Print exactly the lines from the first one down to the line that contains "de ejecución proyectado", both included, and skip the pictures.

START SUPPLIED MATERIAL

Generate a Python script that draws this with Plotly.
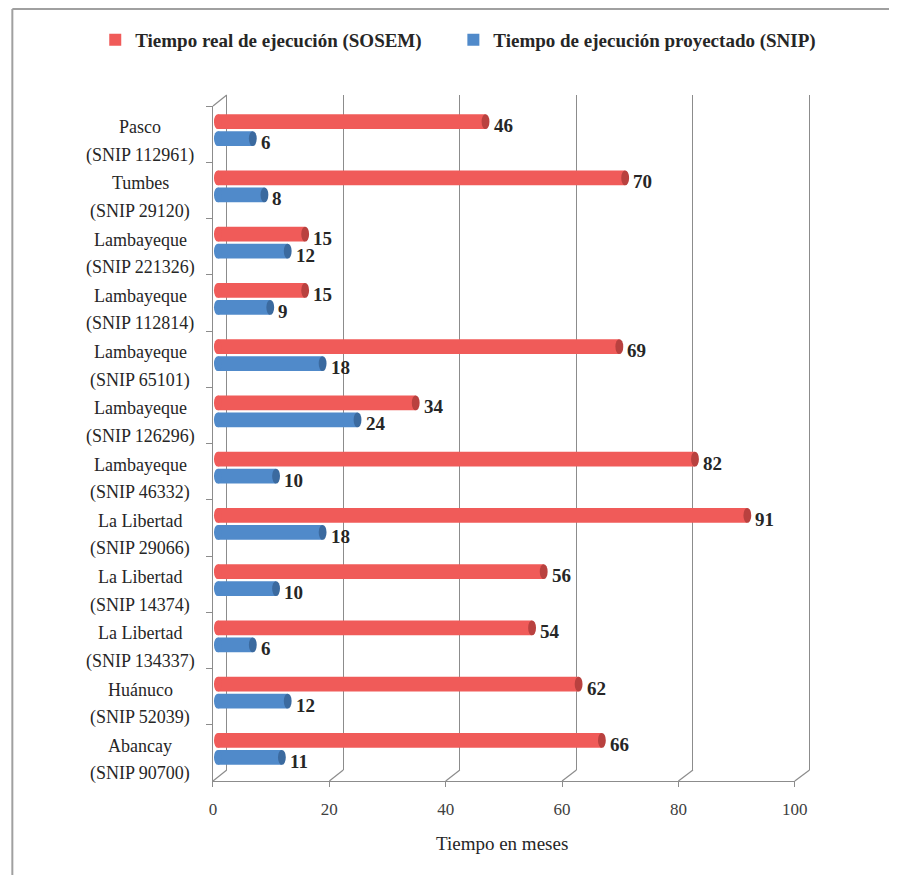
import plotly.graph_objects as go

# ---- data -------------------------------------------------------------
regions = ["Pasco", "Tumbes", "Lambayeque", "Lambayeque", "Lambayeque",
           "Lambayeque", "Lambayeque", "La Libertad", "La Libertad",
           "La Libertad", "Huánuco", "Abancay"]
snip_codes = ["112961", "29120", "221326", "112814", "65101", "126296",
              "46332", "29066", "14374", "134337", "52039", "90700"]
tiempo_real = [46, 70, 15, 15, 69, 34, 82, 91, 56, 54, 62, 66]        # SOSEM
tiempo_proyectado = [6, 8, 12, 9, 18, 24, 10, 18, 10, 6, 12, 11]     # SNIP
x_ticks = [0, 20, 40, 60, 80, 100]

series_names = ["Tiempo real de ejecución (SOSEM)",
                "Tiempo de ejecución proyectado (SNIP)"]

# ---- styling ----------------------------------------------------------
W, H = 902, 875
FONT = "Liberation Serif"
TXT = "#262626"
AXC = "#8C8C8C"
RED, RED_CAP = "#F05B59", "#B9413F"
BLUE, BLUE_CAP = "#508ACA", "#3B6A9F"

def fx(p):
    return p / W

def fy(p):
    return 1 - p / H

# three depth planes of the pseudo-3D box: (x at 0, x at 100, top, bottom)
FRONT = (213, 806, 106, 781)
MID = (218, 811, 102, 777)
BACK = (227, 821, 95, 770)
XMIN = -2.0
mid_scale = (MID[1] - MID[0]) / 100.0
back_scale = (BACK[1] - BACK[0]) / 100.0
EPS = 0.4  # keeps the 0 and 100 wall lines clear of the grid axis ends

cats = [f"{r}|{c}" for r, c in zip(regions, snip_codes)]
n = len(cats)
cat_range = [n - 0.5, -0.5]

SLOT = 0.151      # distance of each cylinder centre from the category centre
BAR_W = 0.266     # cylinder thickness (category units)
CAP_RX = 4.0 / mid_scale

fig = go.Figure()

# back wall grid (subplot xy)
fig.add_trace(go.Scatter(x=[0], y=[0], mode="markers", marker=dict(opacity=0),
                         hoverinfo="skip", showlegend=False, xaxis="x", yaxis="y"))
# front floor axis and side wall (subplot x2y2)
fig.add_trace(go.Scatter(x=[0], y=[cats[0]], mode="markers", marker=dict(opacity=0),
                         hoverinfo="skip", showlegend=False, xaxis="x2", yaxis="y2"))

series = [
    (tiempo_real, series_names[0], RED, RED_CAP, -SLOT, "legend"),
    (tiempo_proyectado, series_names[1], BLUE, BLUE_CAP, SLOT, "legend2"),
]

shapes = []
annotations = []

for vals, name, col, cap, centre, leg in series:
    off = centre - BAR_W / 2
    fig.add_trace(go.Bar(
        x=vals, y=cats, orientation="h", name=name, legend=leg,
        width=BAR_W, offset=off,
        marker=dict(color=col, line=dict(width=0)),
        xaxis="x3", yaxis="y3",
        hovertemplate="%{x}<extra></extra>",
    ))
    for i, v in enumerate(vals):
        y0, y1 = i + off, i + off + BAR_W
        # rounded start of the cylinder
        shapes.append(dict(type="circle", xref="x3", yref="y3",
                           x0=-CAP_RX, x1=CAP_RX, y0=y0, y1=y1,
                           fillcolor=col, line=dict(width=0), layer="above"))
        # darker end cap
        shapes.append(dict(type="circle", xref="x3", yref="y3",
                           x0=v - CAP_RX, x1=v + CAP_RX, y0=y0, y1=y1,
                           fillcolor=cap, line=dict(width=0), layer="above"))
        annotations.append(dict(xref="x3", yref="y3", x=v, y=i + centre,
                                text=str(v), showarrow=False, xanchor="left",
                                xshift=6, yshift=-4,
                                font=dict(family=FONT, size=19, color=TXT,
                                          weight="bold")))

# category labels (two lines, centred)
LABEL_X = 139
for cat, r, c in zip(cats, regions, snip_codes):
    annotations.append(dict(xref="paper", yref="y2", x=fx(LABEL_X), y=cat, text=r,
                            showarrow=False, xanchor="center", yshift=7,
                            font=dict(family=FONT, size=18, color=TXT)))
    annotations.append(dict(xref="paper", yref="y2", x=fx(LABEL_X), y=cat,
                            text=f"(SNIP {c})", showarrow=False,
                            xanchor="center", yshift=-21,
                            font=dict(family=FONT, size=18, color=TXT)))

# axis title
annotations.append(dict(xref="paper", yref="paper", x=fx(508), y=fy(843),
                        yanchor="middle", text="Tiempo en meses", showarrow=False,
                        font=dict(family=FONT, size=19, color=TXT)))

# depth edges of the box
def front_x(v):
    return FRONT[0] + (FRONT[1] - FRONT[0]) * v / 100.0

def back_x(v):
    return BACK[0] + (BACK[1] - BACK[0]) * v / 100.0

for v in x_ticks:
    shapes.append(dict(type="line", xref="paper", yref="paper",
                       x0=fx(front_x(v)), y0=fy(FRONT[3]),
                       x1=fx(back_x(v)), y1=fy(BACK[3]),
                       line=dict(color=AXC, width=1.2), layer="below"))
shapes.append(dict(type="line", xref="paper", yref="paper",
                   x0=fx(front_x(0)), y0=fy(FRONT[2]),
                   x1=fx(back_x(0)), y1=fy(BACK[2]),
                   line=dict(color=AXC, width=1.2), layer="below"))

# outer frame (left and top edges)
shapes.append(dict(type="line", xref="paper", yref="paper",
                   x0=fx(8.5), y0=0, x1=fx(8.5), y1=fy(9),
                   line=dict(color="#A0A0A0", width=2)))
shapes.append(dict(type="line", xref="paper", yref="paper",
                   x0=fx(8.5), y0=fy(9), x1=1, y1=fy(9),
                   line=dict(color="#A0A0A0", width=2)))

legend_common = dict(orientation="h", xanchor="left", y=fy(21), yanchor="top",
                     font=dict(family=FONT, size=19, color=TXT, weight="bold"),
                     bgcolor="rgba(0,0,0,0)")

fig.update_layout(
    width=W, height=H,
    margin=dict(l=0, r=0, t=0, b=0),
    paper_bgcolor="white",
    plot_bgcolor="rgba(0,0,0,0)",
    barmode="overlay",
    showlegend=True,
    legend=dict(x=fx(93), **legend_common),
    legend2=dict(x=fx(458), **legend_common),
    shapes=shapes,
    annotations=annotations,
    # back wall gridlines
    xaxis=dict(domain=[fx(BACK[0] - EPS * back_scale), fx(BACK[1] + EPS * back_scale)],
               range=[-EPS, 100 + EPS],
               tickvals=x_ticks, showgrid=True, gridcolor=AXC, gridwidth=1.2,
               showticklabels=False, ticks="", zeroline=False, showline=False,
               anchor="y"),
    yaxis=dict(domain=[fy(BACK[3]), fy(BACK[2])], range=[0, 1], visible=False,
               anchor="x"),
    # front floor axis + side wall
    xaxis2=dict(domain=[fx(FRONT[0]), fx(FRONT[1])], range=[0, 100],
                tickvals=x_ticks, showgrid=False, zeroline=False,
                showline=True, linecolor=AXC, linewidth=1.2,
                ticks="outside", ticklen=5, tickcolor=AXC, tickwidth=1.2,
                ticklabelstandoff=7,
                tickfont=dict(family=FONT, size=17, color="#404040"),
                anchor="y2"),
    yaxis2=dict(domain=[fy(FRONT[3]), fy(FRONT[2])], type="category",
                categoryorder="array", categoryarray=cats, range=cat_range,
                showline=True, linecolor=AXC, linewidth=1.2,
                ticks="outside", ticklen=6, tickcolor=AXC, tickwidth=1.2,
                tickson="boundaries", showticklabels=False, showgrid=False,
                zeroline=False, anchor="x2"),
    # cylinders
    xaxis3=dict(domain=[fx(MID[0] + XMIN * mid_scale), fx(MID[1])],
                range=[XMIN, 100], visible=False, anchor="y3"),
    yaxis3=dict(domain=[fy(MID[3]), fy(MID[2])], type="category",
                categoryorder="array", categoryarray=cats, range=cat_range,
                visible=False, anchor="x3"),
)

fig.write_html("out.html")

END SUPPLIED MATERIAL

**ANSWER FOR THE TASK**
Generate a Python script that draws this with Plotly.
import plotly.graph_objects as go

# ---- data -------------------------------------------------------------
regions = ["Pasco", "Tumbes", "Lambayeque", "Lambayeque", "Lambayeque",
           "Lambayeque", "Lambayeque", "La Libertad", "La Libertad",
           "La Libertad", "Huánuco", "Abancay"]
snip_codes = ["112961", "29120", "221326", "112814", "65101", "126296",
              "46332", "29066", "14374", "134337", "52039", "90700"]
tiempo_real = [46, 70, 15, 15, 69, 34, 82, 91, 56, 54, 62, 66]        # SOSEM
tiempo_proyectado = [6, 8, 12, 9, 18, 24, 10, 18, 10, 6, 12, 11]     # SNIP
x_ticks = [0, 20, 40, 60, 80, 100]

series_names = ["Tiempo real de ejecución (SOSEM)",
                "Tiempo de ejecución proyectado (SNIP)"]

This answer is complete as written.